Steve Nash uncertain about future

After 18 seasons, can Steve Nash continue to compete in the NBA at a high level?

Derick E. Hingle

EL SEGUNDO, Calif. — Competition. Enjoyment. Playing the game he loves to play. Being a good teammate. 

These are the things Lakers guard Steve Nash wants to continue to play for.

But the question is after 18 seasons, can he continue to compete in the NBA at a high level?

"I think I proved to myself that I can still play at a high level," said Nash while addressing the media at Lakers exit interviews on Thursday. "It’s just how many minutes and how often. That’s what I got to try to figure out."

This season he could only be counted on for 20.8 minutes per game while seeing action in just 15 games. 

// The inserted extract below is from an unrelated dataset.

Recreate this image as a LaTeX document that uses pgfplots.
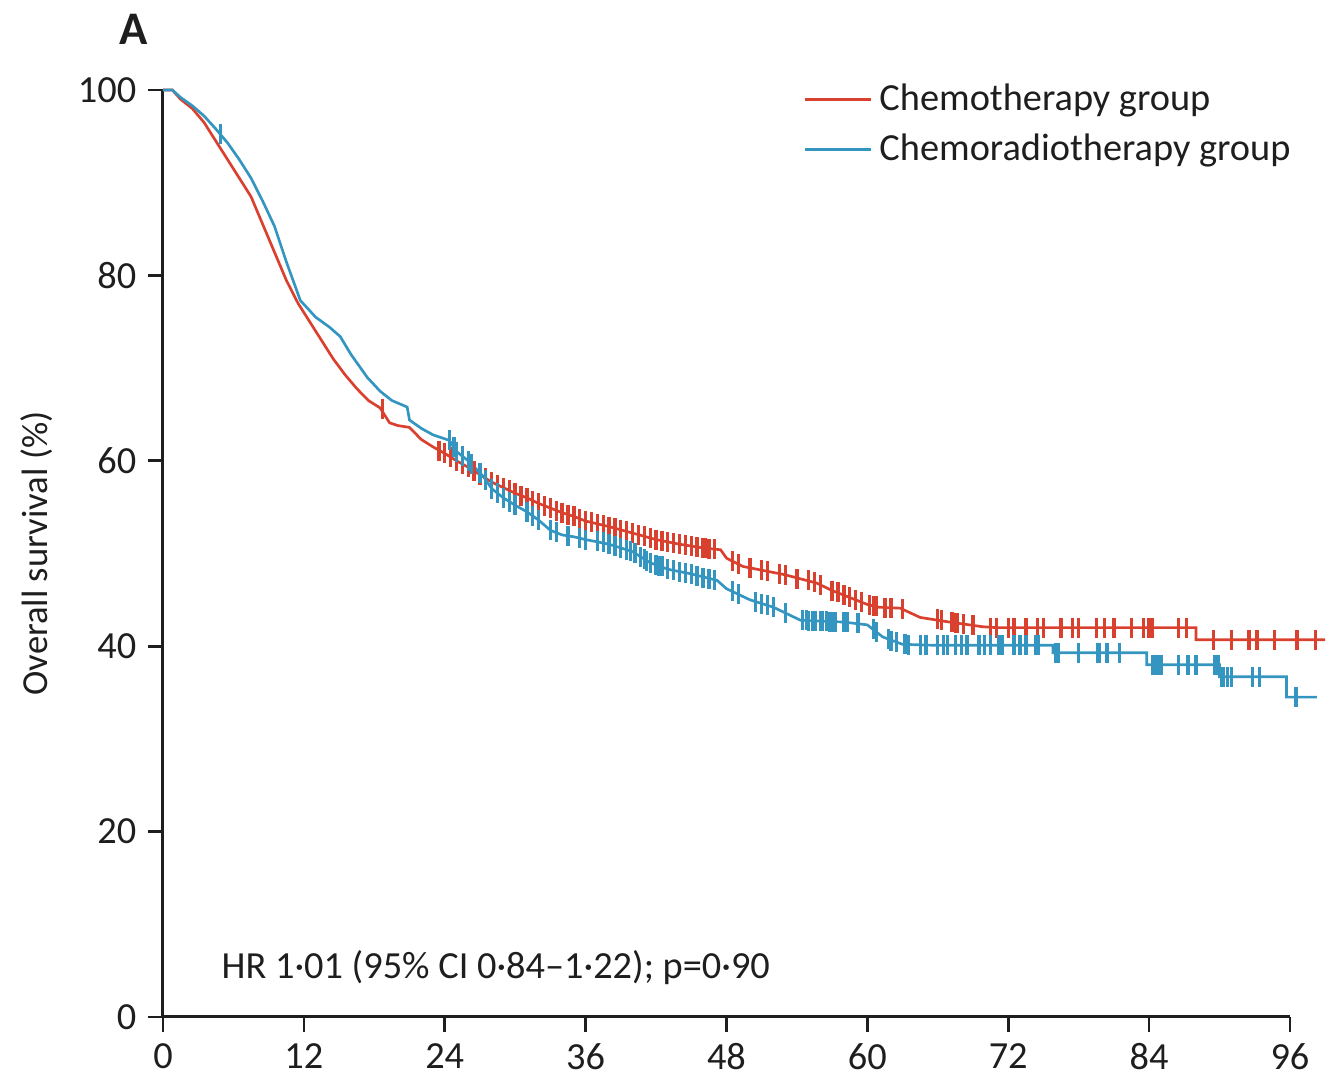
\documentclass[border=0pt]{standalone}
\usepackage{fontspec}
\setmainfont{Carlito}
\usepackage{pgfplots}
\pgfplotsset{compat=1.18}
\definecolor{chemo}{RGB}{218,64,46}
\definecolor{crt}{RGB}{52,150,192}
\definecolor{txt}{RGB}{30,30,30}
\begin{document}
\begin{tikzpicture}
\begin{axis}[
  scale only axis, width=338pt, height=278pt,
  xmin=0, xmax=96, ymin=0, ymax=100,
  axis lines=left, axis line style={-, line width=0.9pt, txt},
  xtick={0,12,...,96}, ytick={0,20,...,100},
  tick align=outside, major tick length=4.5pt,
  tick style={line width=0.8pt, txt},
  clip=false,
  ticklabel style={font=\fontsize{11.5}{13}\selectfont, text=txt},
  /pgf/number format/assume math mode=true,
  ylabel={Overall survival (\%)},
  every axis y label/.style={at={(rel axis cs:-0.112,0.5)}, rotate=90, anchor=center, font=\fontsize{11}{13}\selectfont, text=txt},
  legend style={at={(rel axis cs:0.565,1.018)}, anchor=north west, draw=none, fill=none,
    font=\fontsize{11.5}{13}\selectfont, text=txt, row sep=1.5pt, inner sep=1pt},
  legend cell align=left,
  legend image code/.code={\draw[#1, line width=0.8pt] (0cm,0cm) -- (0.7cm,0cm);},
]
% Chemotherapy group
\addplot[chemo, line width=0.8pt, mark=none] coordinates {
(0,100) (0.8,100) (1.5,99) (2.5,98) (3.5,96.5) (4.5,94.5) (5.5,92.5) (6.5,90.5)
(7.5,88.5) (8.5,85.5) (9.5,82.5) (10.5,79.5) (11.5,77) (12.5,75) (13.5,73)
(14.5,71) (15.5,69.3) (16.5,67.8) (17.5,66.5) (18.5,65.7) (19.3,64.1) (20,63.8)
(21,63.6) (22,62.3) (23,61.5) (24,60.8) (25,60) (26,59.3) (27,58.5) (28,57.7)
(29,57.1) (30,56.5) (31,56) (32,55.4) (33,54.9) (34,54.4) (35,54) (36,53.5)
(38,52.9) (40,52.2) (42,51.5) (44,51) (46,50.6) (47.5,50.4) (48,49.5) (49.4,48.6)
(51,48.2) (53,47.7) (55.7,46.8) (57,46) (59,45) (60,44.5) (61,44.2) (62.8,44.1)
(64.5,43.1) (67,42.6) (69.8,42.1) (71,42) (88,42) (88,40.7) (99,40.7)
};
\addlegendentry{Chemotherapy group}
% Chemoradiotherapy group
\addplot[crt, line width=0.8pt, mark=none] coordinates {
(0,100) (0.8,100) (1.5,99.2) (2.5,98.3) (3.5,97.2) (4.5,95.8) (5.5,94.3) (6.5,92.5)
(7.5,90.5) (8.5,88) (9.5,85.3) (10.5,81.5) (11.7,77.3) (13,75.5) (14.2,74.4)
(15.1,73.4) (16,71.5) (17.4,69) (18.5,67.5) (19.5,66.5) (20.8,65.8) (21,64.4)
(22,63.5) (23,62.8) (24.4,62.2) (25,61) (26,60) (27.3,58.3) (28,57) (29,56)
(30,55.2) (31,54.5) (32,53.6) (33,52.5) (34,52) (35,51.8) (36,51.5) (38,51)
(40,50.2) (41.5,49) (43,48.3) (45,47.8) (47.2,47.1) (48,46.2) (50,45) (52,44.2)
(54.3,42.8) (58,42.6) (60,42.3) (61.3,41) (63,40.2) (65.6,40.1) (75.8,40.1)
(75.8,39.3) (83.8,39.3) (83.8,38) (90,38) (90,36.7) (95.7,36.7) (95.7,34.5) (98.3,34.5)
};
\addlegendentry{Chemoradiotherapy group}
% censor marks, chemotherapy
\addplot[chemo, only marks, mark=|, mark size=3pt, mark options={line width=1pt}, forget plot] coordinates {
(18.7,65.6) (23.5,61.1) (24.5,60.4) (25.5,59.6) (26.5,58.9) (27.5,58.1) (28.5,57.4)
(29.5,56.8) (30.5,56.2) (31.5,55.7) (32.5,55.1) (33.5,54.6) (34.5,54.2) (35.5,53.7)
(36.5,53.4) (37,53.2) (37.5,53.05) (38.5,52.7) (39,52.55) (39.5,52.4) (40.5,52.0)
(41,51.9) (42.5,51.4) (43,51.25) (43.5,51.1) (44.5,50.9) (45,50.8) (45.5,50.7)
(46,50.6) (46.5,50.5) (47,50.45) (50,48.4) (51.5,48.1) (52.5,47.8) (54,47.3)
(55,47.1) (56,46.6) (57.5,45.8) (58,45.5) (58.5,45.3) (59.5,44.75) (60.5,44.35)
(61.5,44.15) (62,44.1) (63,44.0) (66,42.9) (67.2,42.6) (67.7,42.5) (68.2,42.4)
(69,42.3) (70.5,42) (71,42) (72,42) (72.5,42) (73.5,42) (74.5,42) (75,42)
(76.5,42) (77.5,42) (78,42) (79.5,42) (80.2,42) (81,42) (82.5,42) (83.5,42)
(84,42) (84.3,42) (86.5,42) (87.2,42) (89.5,40.7) (91,40.7) (92.5,40.7)
(93.2,40.7) (94.7,40.7) (96.6,40.7) (98.2,40.7)
(24,60.8) (25,60) (26,59.3) (27,58.5) (28,57.7) (29,57.1) (30,56.5) (31,56)
(32,55.4) (33,54.9) (34,54.4) (35,54) (36,53.5) (38,52.9) (40,52.2) (41.5,51.7)
(42,51.5) (44,51) (46.2,50.55) (48.5,49.2) (49,48.9) (51,48.2) (53,47.7)
(55.5,46.9) (57,46) (59,45) (60.2,44.45) (60.8,44.3) (66.3,42.85) (67.5,42.55)
};
% censor marks, chemoradiotherapy
\addplot[crt, only marks, mark=|, mark size=3pt, mark options={line width=1pt}, forget plot] coordinates {
(4.9,95.3) (24.4,62.2) (24.8,61.5) (25.5,60.5) (26.3,59.6) (27,58.7) (28.5,56.5)
(30,55.2) (31.5,54) (33.5,52.3) (34.5,51.9) (35.5,51.7) (37,51.3) (38.5,50.8)
(39,50.6) (39.5,50.4) (40.2,50) (40.7,49.6) (41.2,49.2) (42,48.8) (42.5,48.6)
(43.5,48.2) (44.5,47.9) (45.5,47.6) (46,47.4) (47,47.15) (49,45.6) (50.5,44.8)
(51.5,44.4) (53,43.6) (54.8,42.8) (55.3,42.7) (56,42.7) (56.5,42.7) (57.3,42.6)
(58.3,42.6) (60.5,41.8) (61.8,40.8) (62.5,40.4) (63.5,40.15) (64.5,40.1)
(66.5,40.1) (67.5,40.1) (68.5,40.1) (69.5,40.1) (70.5,40.1) (71.2,40.1)
(72.5,40.1) (73.5,40.1) (74.3,40.1) (76,39.3) (76.3,39.3) (78,39.3) (79.6,39.3)
(80.4,39.3) (81.5,39.3) (84.5,38) (84.8,38) (86.5,38) (87.3,38) (88,38)
(89.8,38) (90.3,36.7) (90.7,36.7) (92.8,36.7) (93.4,36.7) (96.5,34.5)
(25,61) (26,60) (27.5,57.9) (28,57) (29,56) (29.5,55.6) (31,54.5) (32,53.6)
(33,52.5) (36,51.5) (37.5,51.2) (38,51) (39.8,50.3) (41,49.4) (41.5,49)
(42.2,48.7) (43,48.3) (44,48.05) (45,47.8) (46.5,47.3) (48.5,45.9) (51,44.6)
(52,44.2) (54.5,42.8) (55,42.75) (55.6,42.7) (56.2,42.7) (56.8,42.65) (57,42.65)
(58,42.6) (59.2,42.45) (60.8,41.5) (62,40.6) (63.2,40.2) (65,40.1) (66,40.1)
(66.8,40.1) (68,40.1) (70,40.1) (71.5,40.1) (73,40.1) (74.6,40.1) (79.8,39.3)
(84.3,38) (85,38) (89.6,38) (89.9,38) (90.2,36.7) (91,36.7)
};
\node[anchor=west, font=\fontsize{11.5}{13}\selectfont, text=txt] at (axis cs:4.0,5.3) {HR 1·01 (95\% CI 0·84–1·22); p=0·90};
\node[font=\bfseries\fontsize{14}{16}\selectfont, text=txt] at (rel axis cs:-0.026,1.065) {A};
\coordinate (bbsw) at (rel axis cs:-0.1446,-0.0658);
\coordinate (bbne) at (rel axis cs:1.0355,1.0971);
\end{axis}
\pgfresetboundingbox
\useasboundingbox (bbsw) rectangle (bbne);
\end{tikzpicture}
\end{document}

The veteran point guard admits it would be great if he could play a similar amount of minutes for a range of 50-65 games, but at this point he’s just not sure how his body is going to hold up.

The goal was to enter the offseason healthy, but after having a setback on Apr. 8, the night he passed Mark Jackson for third on the NBA’s all-time assist list, Nash hasn’t seen the court since.

"I’m not healthy," he said. "I couldn’t have played last night (in San Antonio). I would have loved to (but) I’m not healthy enough to. Hopefully, I’m like three or four weeks from being healthy."

Nash hopes the 3-4 week timetable sticks, and if so it would be tremendously less than the five-month saga he endured in preparation for and during the 2013-14 season.

The Lakers point guard admits he "wasn’t right" at the start of the season. Last offseason, he was able to do some work on the court but he wasn’t able to sprint for five months. The 2013-14 season, of course, was filled with "one, nagging little injury after another." It wasn’t until February until he had some confidence in the way he was able to move on the floor, he said.   

There was a time during the season when the Lakers asked him to sit with the playoffs not looking like an option and the team wanting to evaluate the younger point guards on the roster.

Nash says there wasn’t any pushback from him on the decision from management, but it was something he thought long and hard about because he wanted to play. In the process he found clarity.  

"They can’t rely on me, frankly," Nash said. "We don’t know what I’m going to bring and so they had to evaluate those guys for next season."

Will they be able to rely on him next season?

"I’m going to try to uncover every stone and see what the solutions are out there, but I really don’t know," Nash said. "My M.O. is just to work as hard as I can and leave nothing to chance and see what I can do next year, but I’m unfortunately in a position where I’m not sure."